Raw data ->
----
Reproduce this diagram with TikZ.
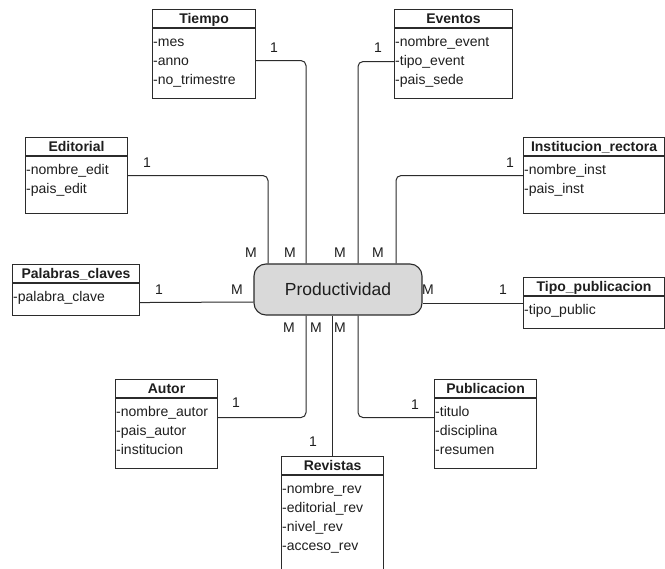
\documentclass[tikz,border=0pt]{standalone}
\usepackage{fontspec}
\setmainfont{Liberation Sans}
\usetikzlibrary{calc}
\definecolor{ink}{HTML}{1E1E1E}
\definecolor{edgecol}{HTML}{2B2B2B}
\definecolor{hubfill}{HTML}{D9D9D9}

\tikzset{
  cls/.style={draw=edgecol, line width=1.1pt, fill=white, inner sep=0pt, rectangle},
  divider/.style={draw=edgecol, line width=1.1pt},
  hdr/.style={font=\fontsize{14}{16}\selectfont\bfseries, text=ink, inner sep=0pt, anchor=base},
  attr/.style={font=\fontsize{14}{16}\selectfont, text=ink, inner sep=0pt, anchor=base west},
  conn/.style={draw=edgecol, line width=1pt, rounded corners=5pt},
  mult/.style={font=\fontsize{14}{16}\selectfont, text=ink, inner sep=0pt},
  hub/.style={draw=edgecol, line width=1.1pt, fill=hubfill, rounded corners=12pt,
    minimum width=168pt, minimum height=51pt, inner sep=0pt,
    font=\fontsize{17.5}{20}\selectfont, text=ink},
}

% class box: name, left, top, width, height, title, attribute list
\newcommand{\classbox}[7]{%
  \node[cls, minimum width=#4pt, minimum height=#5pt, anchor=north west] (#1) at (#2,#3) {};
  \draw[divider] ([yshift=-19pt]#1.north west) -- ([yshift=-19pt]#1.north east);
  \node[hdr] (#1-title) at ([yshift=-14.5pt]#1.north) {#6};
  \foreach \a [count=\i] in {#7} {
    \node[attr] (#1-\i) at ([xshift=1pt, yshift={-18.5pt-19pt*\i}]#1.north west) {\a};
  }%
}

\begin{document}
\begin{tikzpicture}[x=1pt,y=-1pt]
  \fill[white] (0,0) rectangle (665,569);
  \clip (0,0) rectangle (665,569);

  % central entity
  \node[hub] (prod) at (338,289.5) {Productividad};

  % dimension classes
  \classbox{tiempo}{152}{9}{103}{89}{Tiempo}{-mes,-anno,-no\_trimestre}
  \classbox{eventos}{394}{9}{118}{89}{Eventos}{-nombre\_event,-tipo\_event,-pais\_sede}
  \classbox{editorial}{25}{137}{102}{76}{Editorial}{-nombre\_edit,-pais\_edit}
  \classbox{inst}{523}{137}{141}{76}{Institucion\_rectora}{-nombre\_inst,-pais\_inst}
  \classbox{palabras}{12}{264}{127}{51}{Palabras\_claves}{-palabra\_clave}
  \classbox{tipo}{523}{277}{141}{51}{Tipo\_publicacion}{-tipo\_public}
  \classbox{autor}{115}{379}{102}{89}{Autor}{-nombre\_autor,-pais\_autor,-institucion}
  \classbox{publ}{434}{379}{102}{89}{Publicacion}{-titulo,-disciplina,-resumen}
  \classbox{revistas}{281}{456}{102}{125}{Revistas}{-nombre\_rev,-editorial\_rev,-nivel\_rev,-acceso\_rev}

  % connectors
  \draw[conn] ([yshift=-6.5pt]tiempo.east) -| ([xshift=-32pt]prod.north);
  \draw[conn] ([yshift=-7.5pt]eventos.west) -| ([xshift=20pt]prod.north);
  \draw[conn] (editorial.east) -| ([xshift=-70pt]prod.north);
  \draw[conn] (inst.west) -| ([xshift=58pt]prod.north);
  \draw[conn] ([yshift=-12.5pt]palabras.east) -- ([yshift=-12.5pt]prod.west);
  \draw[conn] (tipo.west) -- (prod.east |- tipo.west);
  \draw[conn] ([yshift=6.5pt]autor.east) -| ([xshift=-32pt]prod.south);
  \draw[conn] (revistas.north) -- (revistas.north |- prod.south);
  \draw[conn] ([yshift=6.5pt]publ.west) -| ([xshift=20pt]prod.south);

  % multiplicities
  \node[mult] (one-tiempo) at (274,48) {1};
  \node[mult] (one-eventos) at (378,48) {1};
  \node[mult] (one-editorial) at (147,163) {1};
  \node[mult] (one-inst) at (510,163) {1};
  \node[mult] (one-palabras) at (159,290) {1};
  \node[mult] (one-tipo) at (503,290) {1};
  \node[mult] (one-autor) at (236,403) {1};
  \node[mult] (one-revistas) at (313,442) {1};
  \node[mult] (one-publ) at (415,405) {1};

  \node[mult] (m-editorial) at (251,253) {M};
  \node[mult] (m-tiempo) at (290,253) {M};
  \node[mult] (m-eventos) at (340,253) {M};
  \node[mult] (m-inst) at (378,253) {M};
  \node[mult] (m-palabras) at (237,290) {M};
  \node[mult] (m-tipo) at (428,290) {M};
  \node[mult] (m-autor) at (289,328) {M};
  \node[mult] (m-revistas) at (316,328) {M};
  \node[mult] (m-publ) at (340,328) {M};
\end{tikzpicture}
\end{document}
----
Prompt -> Write out the whole listing exactly, and drop the pictures.

Response for this exercise ->
Reproduce this diagram with TikZ.
\documentclass[tikz,border=0pt]{standalone}
\usepackage{fontspec}
\setmainfont{Liberation Sans}
\usetikzlibrary{calc}
\definecolor{ink}{HTML}{1E1E1E}
\definecolor{edgecol}{HTML}{2B2B2B}
\definecolor{hubfill}{HTML}{D9D9D9}

\tikzset{
  cls/.style={draw=edgecol, line width=1.1pt, fill=white, inner sep=0pt, rectangle},
  divider/.style={draw=edgecol, line width=1.1pt},
  hdr/.style={font=\fontsize{14}{16}\selectfont\bfseries, text=ink, inner sep=0pt, anchor=base},
  attr/.style={font=\fontsize{14}{16}\selectfont, text=ink, inner sep=0pt, anchor=base west},
  conn/.style={draw=edgecol, line width=1pt, rounded corners=5pt},
  mult/.style={font=\fontsize{14}{16}\selectfont, text=ink, inner sep=0pt},
  hub/.style={draw=edgecol, line width=1.1pt, fill=hubfill, rounded corners=12pt,
    minimum width=168pt, minimum height=51pt, inner sep=0pt,
    font=\fontsize{17.5}{20}\selectfont, text=ink},
}

% class box: name, left, top, width, height, title, attribute list
\newcommand{\classbox}[7]{%
  \node[cls, minimum width=#4pt, minimum height=#5pt, anchor=north west] (#1) at (#2,#3) {};
  \draw[divider] ([yshift=-19pt]#1.north west) -- ([yshift=-19pt]#1.north east);
  \node[hdr] (#1-title) at ([yshift=-14.5pt]#1.north) {#6};
  \foreach \a [count=\i] in {#7} {
    \node[attr] (#1-\i) at ([xshift=1pt, yshift={-18.5pt-19pt*\i}]#1.north west) {\a};
  }%
}

\begin{document}
\begin{tikzpicture}[x=1pt,y=-1pt]
  \fill[white] (0,0) rectangle (665,569);
  \clip (0,0) rectangle (665,569);

  % central entity
  \node[hub] (prod) at (338,289.5) {Productividad};

  % dimension classes
  \classbox{tiempo}{152}{9}{103}{89}{Tiempo}{-mes,-anno,-no\_trimestre}
  \classbox{eventos}{394}{9}{118}{89}{Eventos}{-nombre\_event,-tipo\_event,-pais\_sede}
  \classbox{editorial}{25}{137}{102}{76}{Editorial}{-nombre\_edit,-pais\_edit}
  \classbox{inst}{523}{137}{141}{76}{Institucion\_rectora}{-nombre\_inst,-pais\_inst}
  \classbox{palabras}{12}{264}{127}{51}{Palabras\_claves}{-palabra\_clave}
  \classbox{tipo}{523}{277}{141}{51}{Tipo\_publicacion}{-tipo\_public}
  \classbox{autor}{115}{379}{102}{89}{Autor}{-nombre\_autor,-pais\_autor,-institucion}
  \classbox{publ}{434}{379}{102}{89}{Publicacion}{-titulo,-disciplina,-resumen}
  \classbox{revistas}{281}{456}{102}{125}{Revistas}{-nombre\_rev,-editorial\_rev,-nivel\_rev,-acceso\_rev}

  % connectors
  \draw[conn] ([yshift=-6.5pt]tiempo.east) -| ([xshift=-32pt]prod.north);
  \draw[conn] ([yshift=-7.5pt]eventos.west) -| ([xshift=20pt]prod.north);
  \draw[conn] (editorial.east) -| ([xshift=-70pt]prod.north);
  \draw[conn] (inst.west) -| ([xshift=58pt]prod.north);
  \draw[conn] ([yshift=-12.5pt]palabras.east) -- ([yshift=-12.5pt]prod.west);
  \draw[conn] (tipo.west) -- (prod.east |- tipo.west);
  \draw[conn] ([yshift=6.5pt]autor.east) -| ([xshift=-32pt]prod.south);
  \draw[conn] (revistas.north) -- (revistas.north |- prod.south);
  \draw[conn] ([yshift=6.5pt]publ.west) -| ([xshift=20pt]prod.south);

  % multiplicities
  \node[mult] (one-tiempo) at (274,48) {1};
  \node[mult] (one-eventos) at (378,48) {1};
  \node[mult] (one-editorial) at (147,163) {1};
  \node[mult] (one-inst) at (510,163) {1};
  \node[mult] (one-palabras) at (159,290) {1};
  \node[mult] (one-tipo) at (503,290) {1};
  \node[mult] (one-autor) at (236,403) {1};
  \node[mult] (one-revistas) at (313,442) {1};
  \node[mult] (one-publ) at (415,405) {1};

  \node[mult] (m-editorial) at (251,253) {M};
  \node[mult] (m-tiempo) at (290,253) {M};
  \node[mult] (m-eventos) at (340,253) {M};
  \node[mult] (m-inst) at (378,253) {M};
  \node[mult] (m-palabras) at (237,290) {M};
  \node[mult] (m-tipo) at (428,290) {M};
  \node[mult] (m-autor) at (289,328) {M};
  \node[mult] (m-revistas) at (316,328) {M};
  \node[mult] (m-publ) at (340,328) {M};
\end{tikzpicture}
\end{document}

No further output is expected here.